Addiction is a system of cycles. We do not always get it the first time. That is part of the disease. Relapse is part of the process. Over time, my clean time became more frequent and the using times in between became shorter and shorter. It took so many failures to finally succeed at this. it is not easy...and there is to quick fix cure all.
I think treatment should not be so expensive in light of the very nature of addiction. Treatment is not a one shot deal quick fix. It is not a cure all. And it may have to be repeated.
If we could get more government support to help these addicts, such as those on methadone. If we could get more counselling available to these addicts on methadone. Give them an incentive to attend a clinic that had a counselling and support service that was an integral part of it. Such as, with clean time the addict gets a reduced fee in addition to take homes. Or it is free to get in the program with state support, and some kind of contract where violation of it would negate state support.
I was at a clinic where you had to see a counselor once a month. My counselor would organize her CDs when I had my session. Even if I had been receptive to counselling...this would have deterred me. There is just not enough support out there for people who need it.
But, then I do not know the statistics behind it all. I once heard something like only 6% of heroin addicts will ever get clean for good. But then I think those are just the statistics they use to scare you in these HBO Documentaries I used to watch. I know quite a few addicts than have been clean for years, have good jobs and families now...and are not going back to being an addict ever. Then, I know people who have OD ed and people who are lifers. So, I really do not know anything beyond my first hand experience. Maybe it is just not worth the effort and money because to many people fail. Once a junky, always a junky some say. (But I disagree with vehemently.) Methadone clinics are quite lucrative I believe, but I am sure quite a headache...maybe anyone with enough goodwill to want to help these people as well as motivation and know how, they would go into another business.
The bottom line...treatment for addiction in this country is a PROBLEM. It is too expensive for most addicts to afford. Take Dr. Drew and his celebrity addiction...most of us could never afford that! A good rehab costs ten to twenty grand. Most addicts do not have that, and neither do their families. We need affordable options for these people. It is sad to see so may people just getting sicker and sicker. Of course when I was there, I did not think I was sick.
Maybe I just did not belong there. And eventually, my consequences caught up with me...and eventually things changed. I was lost for seven years in a world I did not belong in.
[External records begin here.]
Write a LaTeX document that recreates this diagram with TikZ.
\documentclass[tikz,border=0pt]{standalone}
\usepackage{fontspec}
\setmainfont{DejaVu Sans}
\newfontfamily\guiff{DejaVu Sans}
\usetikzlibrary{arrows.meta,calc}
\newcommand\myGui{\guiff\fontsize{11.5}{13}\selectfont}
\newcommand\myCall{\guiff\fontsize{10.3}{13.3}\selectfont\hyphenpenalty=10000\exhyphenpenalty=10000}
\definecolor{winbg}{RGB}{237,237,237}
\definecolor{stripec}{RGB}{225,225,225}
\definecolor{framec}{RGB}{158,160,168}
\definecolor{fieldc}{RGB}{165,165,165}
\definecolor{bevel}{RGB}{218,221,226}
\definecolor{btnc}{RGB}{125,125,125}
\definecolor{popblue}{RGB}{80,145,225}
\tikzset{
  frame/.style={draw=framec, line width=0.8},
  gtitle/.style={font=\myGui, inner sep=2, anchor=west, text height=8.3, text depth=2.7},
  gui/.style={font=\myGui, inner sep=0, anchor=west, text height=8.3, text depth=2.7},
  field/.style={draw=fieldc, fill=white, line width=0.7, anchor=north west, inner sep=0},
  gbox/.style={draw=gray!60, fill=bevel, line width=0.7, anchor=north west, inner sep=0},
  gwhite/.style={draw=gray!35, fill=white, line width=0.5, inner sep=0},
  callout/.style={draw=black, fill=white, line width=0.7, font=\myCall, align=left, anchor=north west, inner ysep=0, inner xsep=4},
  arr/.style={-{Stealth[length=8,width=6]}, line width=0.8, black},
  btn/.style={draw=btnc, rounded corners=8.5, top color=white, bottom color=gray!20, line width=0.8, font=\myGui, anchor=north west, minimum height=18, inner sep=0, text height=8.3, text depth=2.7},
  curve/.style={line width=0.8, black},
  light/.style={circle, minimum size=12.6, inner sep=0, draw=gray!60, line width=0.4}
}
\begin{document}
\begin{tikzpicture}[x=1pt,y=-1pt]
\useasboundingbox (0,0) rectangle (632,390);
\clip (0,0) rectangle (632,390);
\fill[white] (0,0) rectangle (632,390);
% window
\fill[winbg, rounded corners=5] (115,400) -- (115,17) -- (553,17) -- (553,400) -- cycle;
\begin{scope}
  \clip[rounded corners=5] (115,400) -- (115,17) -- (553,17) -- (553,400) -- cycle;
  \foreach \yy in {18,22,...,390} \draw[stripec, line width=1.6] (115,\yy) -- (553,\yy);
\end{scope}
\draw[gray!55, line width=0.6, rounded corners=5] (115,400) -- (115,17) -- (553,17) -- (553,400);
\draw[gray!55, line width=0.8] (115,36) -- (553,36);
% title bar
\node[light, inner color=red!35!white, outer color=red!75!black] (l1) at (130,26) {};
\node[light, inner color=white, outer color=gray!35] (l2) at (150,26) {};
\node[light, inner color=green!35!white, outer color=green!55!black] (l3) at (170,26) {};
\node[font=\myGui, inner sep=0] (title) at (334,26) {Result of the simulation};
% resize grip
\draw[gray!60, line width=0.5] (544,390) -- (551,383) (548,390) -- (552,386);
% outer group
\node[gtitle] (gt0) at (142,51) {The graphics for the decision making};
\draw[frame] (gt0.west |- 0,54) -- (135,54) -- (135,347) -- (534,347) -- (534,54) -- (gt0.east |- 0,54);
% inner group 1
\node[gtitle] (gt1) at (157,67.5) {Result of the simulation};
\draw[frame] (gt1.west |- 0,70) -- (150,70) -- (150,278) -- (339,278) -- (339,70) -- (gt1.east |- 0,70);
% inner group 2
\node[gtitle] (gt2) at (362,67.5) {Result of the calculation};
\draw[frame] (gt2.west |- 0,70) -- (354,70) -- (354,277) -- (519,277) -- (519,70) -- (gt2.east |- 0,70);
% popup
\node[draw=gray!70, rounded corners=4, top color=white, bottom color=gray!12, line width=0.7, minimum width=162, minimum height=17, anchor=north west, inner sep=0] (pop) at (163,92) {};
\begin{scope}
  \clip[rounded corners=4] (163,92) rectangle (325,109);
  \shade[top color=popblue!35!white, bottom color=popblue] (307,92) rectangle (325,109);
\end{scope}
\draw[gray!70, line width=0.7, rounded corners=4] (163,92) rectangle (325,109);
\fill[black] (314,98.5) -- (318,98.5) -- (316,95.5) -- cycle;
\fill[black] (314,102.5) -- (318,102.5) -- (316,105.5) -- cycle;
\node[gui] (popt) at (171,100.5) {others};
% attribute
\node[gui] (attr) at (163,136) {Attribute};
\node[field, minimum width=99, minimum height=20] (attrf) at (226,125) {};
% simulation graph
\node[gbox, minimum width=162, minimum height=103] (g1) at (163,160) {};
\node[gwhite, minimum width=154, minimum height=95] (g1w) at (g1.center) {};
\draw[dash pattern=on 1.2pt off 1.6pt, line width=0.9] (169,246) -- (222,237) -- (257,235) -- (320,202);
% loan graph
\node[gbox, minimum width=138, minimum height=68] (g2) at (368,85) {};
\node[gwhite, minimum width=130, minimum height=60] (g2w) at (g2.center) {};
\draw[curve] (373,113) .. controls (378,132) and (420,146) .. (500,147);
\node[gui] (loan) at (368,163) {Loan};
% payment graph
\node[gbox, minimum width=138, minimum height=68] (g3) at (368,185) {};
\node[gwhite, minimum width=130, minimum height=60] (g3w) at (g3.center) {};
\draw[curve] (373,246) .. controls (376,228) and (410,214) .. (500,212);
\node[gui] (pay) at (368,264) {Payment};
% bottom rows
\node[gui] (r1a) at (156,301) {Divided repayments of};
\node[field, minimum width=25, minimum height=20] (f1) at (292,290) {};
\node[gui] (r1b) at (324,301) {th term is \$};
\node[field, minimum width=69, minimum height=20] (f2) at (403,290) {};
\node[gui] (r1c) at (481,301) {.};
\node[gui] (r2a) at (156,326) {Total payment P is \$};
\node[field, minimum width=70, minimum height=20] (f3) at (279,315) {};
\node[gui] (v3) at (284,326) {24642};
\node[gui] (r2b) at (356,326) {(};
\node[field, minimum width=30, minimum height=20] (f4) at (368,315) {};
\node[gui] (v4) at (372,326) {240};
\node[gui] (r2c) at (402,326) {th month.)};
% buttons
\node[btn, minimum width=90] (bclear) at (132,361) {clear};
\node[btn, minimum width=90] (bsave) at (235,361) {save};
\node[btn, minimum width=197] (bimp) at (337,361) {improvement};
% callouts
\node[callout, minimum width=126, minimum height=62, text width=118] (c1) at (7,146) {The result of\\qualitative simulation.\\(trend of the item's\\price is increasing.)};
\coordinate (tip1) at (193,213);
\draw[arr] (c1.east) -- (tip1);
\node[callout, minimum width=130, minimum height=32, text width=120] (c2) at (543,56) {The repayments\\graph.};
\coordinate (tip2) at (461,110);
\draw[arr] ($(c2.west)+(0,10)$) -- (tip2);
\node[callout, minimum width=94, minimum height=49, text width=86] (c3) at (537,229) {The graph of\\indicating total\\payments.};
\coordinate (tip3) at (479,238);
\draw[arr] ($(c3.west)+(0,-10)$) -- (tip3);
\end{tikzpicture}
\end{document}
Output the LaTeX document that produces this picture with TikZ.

I barely made it out alive. I never had an expensive rehab, I went to jail. And because I did not belong there, but I did what landed me there. I did not go to rehab, but I lost my marriage and everything I knew and loved. Eventually, I did not want to be there anymore. I was done...I just wish more people had the chance to get help.
Then, I remind myself that an addict does not get better until he or she is ready to. I only got better when I was ready. It had to be on my time table. I wish it had been on other's time table because I would not have lost so much...I would not be so far behind. But, that is not the way it works. As an addict, you have to be ready...and then, the process really begins.